Valmir de Souza, sócio-fundador da startup Biomob e diretor de operações do Instituto Biomob, especializados em acessibilidade para empresas e consultoria em projetos sociais, destaca:
“O Governo deu um grande passo, mas para que haja uma troca de experiências entre as pessoas com e sem deficiência, a escola regular chamada de ‘escola inclusiva’ necessita de algumas adaptações em diversos aspectos: arquitetônicos, de conteúdo e, às vezes, até comportamental, para que as performances de todos os alunos sejam equiparadas de forma justa, e para que os alunos sem deficiência saibam como se comportar perante aos alunos com deficiência”.
Educação inclusiva na escola regular: Salas de Recursos Multifuncionais
A proposta do Governo é dobrar o número de escolas que recebem recursos para Salas de Recursos Multifuncionais, alcançando 72% dos estabelecimentos. A criação de 27 observatórios de monitoramento e o lançamento de seis editais para pesquisadores com deficiência também foram objetivos incluídos.
O diretor do Biomob defende ainda que as reestruturações aconteçam em todos os níveis da formação dos cidadãos para que as oportunidades realmente existam. “Outro grande desafio é a qualificação profissional, e isso pode sempre ser aprimorado desde o ensino de base”, avalia Valmir de Souza.
Dados do Instituto Brasileiro de Geografia e Estatística (IBGE) dão conta de que das mais de 18 milhões de pessoas com deficiência no Brasil, apenas 29,2% estão inseridas no mercado de trabalho.
Francisco Borges, mestre em Educação e consultor de gestão e políticas públicas voltadas ao ensino da Fundação de Apoio à Tecnologia (FAT), espera que o Ministério da Educação tenha mais clareza nas propostas e garanta que os alunos que necessitam da educação especial não terão suas dores reforçadas.
“Por trás de um discurso de inclusão, o MEC não diz explicitamente como as diferenças serão trabalhadas, para que elas não gerem desconforto, incômodos e feridas.
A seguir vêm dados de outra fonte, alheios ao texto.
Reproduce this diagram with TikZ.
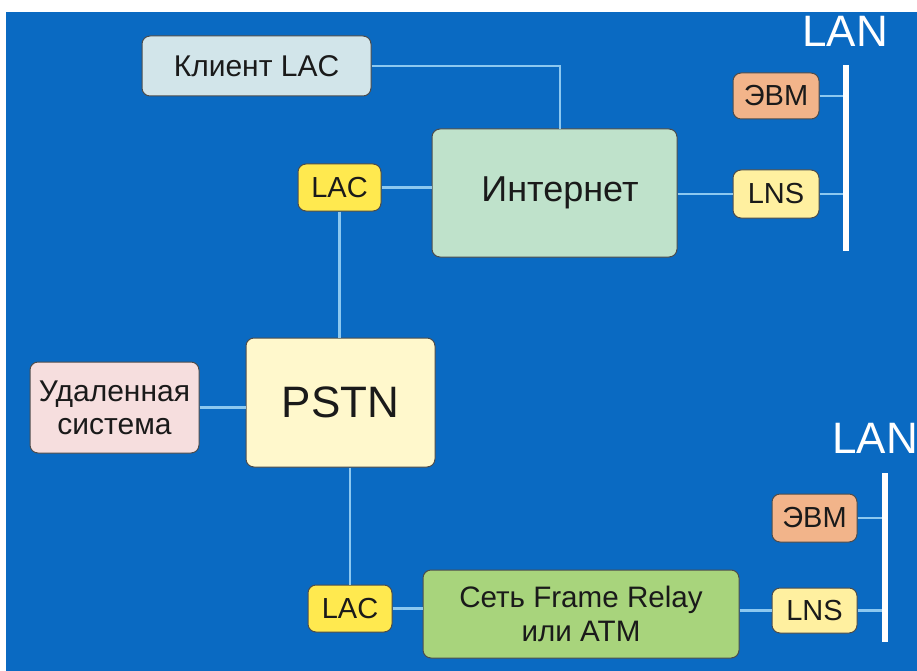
\documentclass[tikz,border=0pt]{standalone}
\usepackage{fontspec}
\setmainfont{Liberation Sans}
\definecolor{bgblue}{HTML}{0A6AC2}
\definecolor{wire}{HTML}{8CC8F0}
\definecolor{cKlient}{HTML}{D2E5EA}
\definecolor{cLAC}{HTML}{FFE94F}
\definecolor{cInet}{HTML}{BFE2CB}
\definecolor{cEVM}{HTML}{F2B48A}
\definecolor{cLNS}{HTML}{FFF0A0}
\definecolor{cUdal}{HTML}{F6DEDE}
\definecolor{cPSTN}{HTML}{FFF8CC}
\definecolor{cFR}{HTML}{A8D47C}
\definecolor{txt}{HTML}{1A1A1A}
\begin{document}
\begin{tikzpicture}[x=1pt,y=-1pt,
  box/.style={draw=black!70,line width=1pt,rounded corners=8pt,text=txt,align=center,inner sep=0pt,
     font=\fontsize{29}{33}\selectfont},
  wirel/.style={draw=wire,line width=2.5pt},
  lanbar/.style={draw=white,line width=6pt},
  lantxt/.style={text=white,font=\fontsize{44}{44}\selectfont,inner sep=0pt}]
\useasboundingbox (0,0) rectangle (917,671);
\fill[white] (0,0) rectangle (917,671);
\fill[bgblue] (6,12) rectangle (917,671);

\node[box,fill=cKlient,minimum width=229pt,minimum height=60pt,font=\fontsize{30}{30}\selectfont] (klient) at (256.5,66) {Клиент LAC};
\node[box,fill=cLAC,minimum width=83pt,minimum height=47pt] (lac1) at (339.5,187.5) {LAC};
\node[box,fill=cInet,minimum width=245pt,minimum height=128pt,font=\fontsize{36}{36}\selectfont] (inet) at (554.5,193) {\hspace*{11pt}Интернет};
\node[box,fill=cEVM,minimum width=86pt,minimum height=46pt] (evm1) at (776,96) {ЭВМ};
\node[box,fill=cLNS,minimum width=86pt,minimum height=48pt] (lns1) at (776,194) {LNS};
\node[box,fill=cUdal,minimum width=169pt,minimum height=91pt,font=\fontsize{30}{33}\selectfont] (udal) at (114.5,407.5) {Удаленная\\система};
\node[box,fill=cPSTN,minimum width=189pt,minimum height=129pt,font=\fontsize{44}{44}\selectfont] (pstn) at (340.5,402.5) {PSTN};
\node[box,fill=cLAC,minimum width=84pt,minimum height=47pt] (lac2) at (350,608.5) {LAC};
\node[box,fill=cFR,minimum width=316pt,minimum height=88pt,font=\fontsize{29.6}{34}\selectfont] (fr) at (581,614) {Сеть Frame Relay\\или ATM};
\node[box,fill=cEVM,minimum width=85pt,minimum height=48pt] (evm2) at (814.5,518) {ЭВМ};
\node[box,fill=cLNS,minimum width=85pt,minimum height=45pt] (lns2) at (814.5,610.5) {LNS};

\node[lantxt] (lan1) at (845,31) {LAN};
\node[lantxt] (lan2) at (875,438) {LAN};

\coordinate (lan1top) at (846,65);
\coordinate (lan1bot) at (846,251);
\coordinate (lan2top) at (885,473);
\coordinate (lan2bot) at (885,642);
\coordinate (inettap) at (560,129);

\draw[wirel] (klient.east) -| (inettap);
\draw[wirel] (lac1.east) -- (lac1.east -| inet.west);
\draw[wirel] (lac1.south) -- (lac1.south |- pstn.north);
\draw[wirel] (inet.east |- lns1.west) -- (lns1.west);
\draw[wirel] (evm1.east) -- (evm1.east -| lan1top);
\draw[wirel] (lns1.east) -- (lns1.east -| lan1top);
\draw[wirel] (udal.east) -- (udal.east -| pstn.west);
\draw[wirel] (lac2.north |- pstn.south) -- (lac2.north);
\draw[wirel] (lac2.east) -- (lac2.east -| fr.west);
\draw[wirel] (fr.east |- lns2.west) -- (lns2.west);
\draw[wirel] (evm2.east) -- (evm2.east -| lan2top);
\draw[wirel] (lns2.east) -- (lns2.east -| lan2top);

\draw[lanbar] (lan1top) -- (lan1bot);
\draw[lanbar] (lan2top) -- (lan2bot);
\end{tikzpicture}
\end{document}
É algo bonito de se ouvir, mas não podemos desconsiderar as dificuldades de implantar tais propostas sem tecnologia, sem especialistas, sem docentes preparados e com jovens alunos, muitas vezes, não empáticos”, diz.
"Oportunidades (acadêmicas e sociais) perdidas"
O empresário Anderson Belém, hoje à frente da Otimiza Benefícios, viveu essa realidade durante todo o seu processo educacional. Diagnosticado com TDAH e Altas Habilidades/Superdotação (AH/SD) do tipo produtivo-criativo apenas aos 40 anos, ele avalia que sua caminhada foi repleta de mal-entendidos e oportunidades perdidas.
“Desde cedo enfrentei dificuldades na escola. Não apenas acadêmicas, mas também sociais, como o bullying e a incompreensão dos professores e colegas. Isso me levou a desenvolver um temperamento agressivo como mecanismo de defesa, culminando em diversas situações problemáticas. Integrar alunos de educação especial em classes regulares é um passo positivo, mas requer um planejamento cuidadoso e sensível”, lembra.
Para ele, a proposta de preparar principalmente os docentes para lidar de forma adequada deve ser permanente:
“É preciso desmistificar os transtornos, bem como a superdotação, e apresentar os benefícios da pluralidade e diversidade acima de tudo. Curiosamente a minha filha primogênita, Jessica, atua com criança diagnosticada com Transtorno do Espectro Autista (TEA) Nível de suporte 3, em escola particular. Ela é graduanda tanto em pedagogia quanto em psicologia, desenvolve sua pesquisa nessa área, é entusiasta do avanço da neurociência e pesquisadora sobre neurodiversidade e, ainda assim, é surpreendida frequentemente com o mundo particular apresentado pela mente TEA”, conta o empreendedor.
Ainda de acordo com dados do IBGE, divulgados em 2022, estima-se cerca de 2 milhões de pessoas com autismo no País, aproximadamente 1% da população. A proposta do Governo Federal prevê a participação de estados e municípios no processo de implementação dos recursos de tecnologia assistiva e pedagógicos, além do investimento estrutural.